Black holes have voracious appetites, consuming all that comes too close, but researchers have discovered each eating session leaves an "echo" as proof of what had transpired.
Passing stars that get too close to black holes end up stretching and compressing as they are swallowed by an immense gravitational force. Called stellar tidal disruption, the process of black holes destroying stars leads to a release of massive energy that brightens the surrounding, an event known as a flare.
Dozens of these flares were observed in recent years but researchers did not know a lot about them. Now, with the help of the Wide-field Infrared Survey Explorer (WISE) from NASA, two studies published in The Astrophysical Journal and The Astrophysical Journal Letters are offering insight into these flares after analyzing how dust around a black hole absorbs and then re-releases light, like light echoes.
According to Sjoert van Velzen, lead author for one of the studies, this is the first time infrared light echoes arising from several tidal disruption events have been clearly seen.
Van Velzen and colleagues' study actually looked at five potential tidal disruption events but only observed the light echoes in three. The other study, led by Ning Jiang, on the other hand, saw one.

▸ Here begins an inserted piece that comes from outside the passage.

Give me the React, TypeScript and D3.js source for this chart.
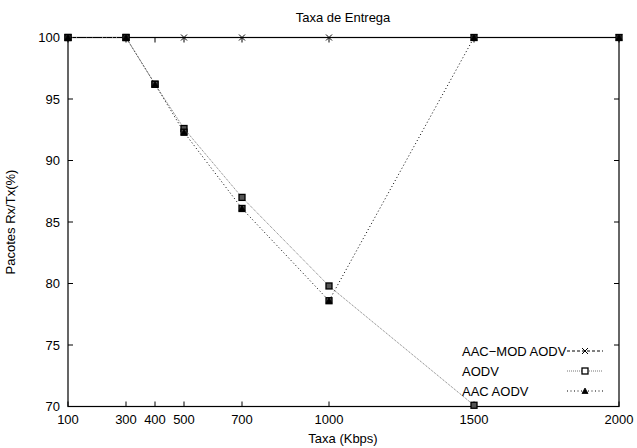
import React from "react";
import * as d3 from "d3";

const xTicks = [100, 300, 400, 500, 700, 1000, 1500, 2000];
const yTicks = [70, 75, 80, 85, 90, 95, 100];

const aacModX = [100, 300, 500, 700, 1000, 1500, 2000];
const aacModY = [100, 100, 100, 100, 100, 100, 100];

const aodvX = [100, 300, 400, 500, 700, 1000, 1500];
const aodvY = [100, 100, 96.2, 92.6, 87.0, 79.8, 70.1];

const aacX = [100, 300, 400, 500, 700, 1000, 1500, 2000];
const aacY = [100, 100, 96.2, 92.3, 86.1, 78.6, 100, 100];

const seriesNames = ["AAC\u2212MOD AODV", "AODV", "AAC AODV"];

const W = 637, H = 448;
const L = 68, R = 619, T = 37.5, B = 406.5;
const FONT = "'Liberation Sans', Arial, Helvetica, sans-serif";

export default function App() {
  const x = d3.scaleLinear().domain([100, 2000]).range([L, R]);
  const y = d3.scaleLinear().domain([70, 100]).range([B, T]);
  const line = d3.line<[number, number]>().x(d => x(d[0])).y(d => y(d[1]));
  const zip = (a: number[], b: number[]) => a.map((v, i) => [v, b[i]] as [number, number]);

  const s1 = zip(aacModX, aacModY);
  const s2 = zip(aodvX, aodvY);
  const s3 = zip(aacX, aacY);

  const styles = [
    { stroke: "#000", dash: "3,2" },
    { stroke: "#777", dash: "1,1" },
    { stroke: "#000", dash: "1,2.5" },
  ];

  const xMark = (cx: number, cy: number, k: string) => (
    <g key={k} stroke="#000" strokeWidth={1}>
      <line x1={cx - 3} y1={cy - 3} x2={cx + 3} y2={cy + 3} />
      <line x1={cx - 3} y1={cy + 3} x2={cx + 3} y2={cy - 3} />
    </g>
  );
  const sqMark = (cx: number, cy: number, k: string, legend = false) => (
    <rect key={k} x={cx - 3} y={cy - 3} width={6} height={6} fill={legend ? "#fff" : "#555"} stroke="#000" strokeWidth={1.3} />
  );
  const triMark = (cx: number, cy: number, k: string) => (
    <path key={k} d={`M${cx},${cy - 3}L${cx + 3},${cy + 2.5}L${cx - 3},${cy + 2.5}Z`} fill="#000" stroke="#000" strokeWidth={0.8} />
  );

  const legendY = [351, 371, 391];

  return (
    <svg width={W} height={H} style={{ position: "absolute", left: 0, top: 0, background: "#fff" }} fontFamily={FONT}>
      <rect x={0} y={0} width={W} height={H} fill="#fff" />
      <rect x={L} y={T} width={R - L} height={B - T} fill="none" stroke="#000" strokeWidth={1.2} />
      {xTicks.map(t => (
        <g key={"xt" + t}>
          <line x1={x(t)} x2={x(t)} y1={B} y2={B - 5} stroke="#000" />
          <line x1={x(t)} x2={x(t)} y1={T} y2={T + 5} stroke="#000" />
          <text x={x(t)} y={424} fontSize={13} textAnchor="middle">{t}</text>
        </g>
      ))}
      {yTicks.map(t => (
        <g key={"yt" + t}>
          <line x1={L} x2={L + 5} y1={y(t)} y2={y(t)} stroke="#000" />
          <line x1={R} x2={R - 5} y1={y(t)} y2={y(t)} stroke="#000" />
          <text x={60} y={y(t) + 4.5} fontSize={13} textAnchor="end">{t}</text>
        </g>
      ))}
      <path d={line(s2) || ""} fill="none" stroke={styles[1].stroke} strokeDasharray={styles[1].dash} strokeWidth={1} />
      <path d={line(s3) || ""} fill="none" stroke={styles[2].stroke} strokeDasharray={styles[2].dash} strokeWidth={1} />
      <path d={line(s1) || ""} fill="none" stroke={styles[0].stroke} strokeDasharray={styles[0].dash} strokeWidth={1} />
      {s2.map((d, i) => sqMark(x(d[0]), y(d[1]), "m2" + i))}
      {s3.map((d, i) => sqMark(x(d[0]), y(d[1]), "m3s" + i))}
      {s3.map((d, i) => triMark(x(d[0]), y(d[1]), "m3" + i))}
      {s1.map((d, i) => xMark(x(d[0]), y(d[1]), "m1" + i))}
      {seriesNames.map((n, i) => (
        <g key={"lg" + i}>
          <text x={462} y={legendY[i] + 4.5} fontSize={13}>{n}</text>
          <line x1={567} x2={603} y1={legendY[i]} y2={legendY[i]} stroke={styles[i].stroke} strokeDasharray={styles[i].dash} />
          {i === 0 ? xMark(585, legendY[i], "lm0") : i === 1 ? sqMark(585, legendY[i], "lm1", true) : triMark(585, legendY[i], "lm2")}
        </g>
      ))}
      <text x={343} y={22} fontSize={13} textAnchor="middle">Taxa de Entrega</text>
      <text x={343} y={443} fontSize={13} textAnchor="middle">Taxa (Kbps)</text>
      <text transform={`translate(15,${(T + B) / 2}) rotate(-90)`} fontSize={13} textAnchor="middle">Pacotes Rx/Tx(%)</text>
    </svg>
  );
}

Tidal disruption events feature so much radiation, emitting the likes of X-ray and ultraviolet light, that they destroy all dust hanging around close enough to black holes. However, some dust do survive as radiation levels drop after a certain distance.
But once surviving dust gets heat up by a flare, it emits infrared, an emission that the WISE instrument can measure. WISE's measurements not only provide information on the flare but the dust as well, highlighting the delay between the primary flare and the resulting light echo. This then helps in estimating the dust location around a black hole at a galaxy center.
According to Van Velzen's co-author Varoujan Gorjian, the results of their work can be used to determine the level of energy released when a star was destroyed.
Infrared emissions from flare-heated dust leaves signals that are detectable for one year after a flare reaches its peak brightness. The results presented by the researchers are consistent with a dust web found some trillions of miles away from a black hole.
To put it simply, Van Velzen equates the phenomenon to a black hole consuming dust around it to cleaning its room with flames.
WISE is operated and managed by the NASA Jet Propulsion Laboratory for the agency's Science Mission Directorate. It is tasked with mapping the entirety of the sky every half year as part of its mission to aid NASA in identifying near-Earth objects that may be potentially dangerous to the planet.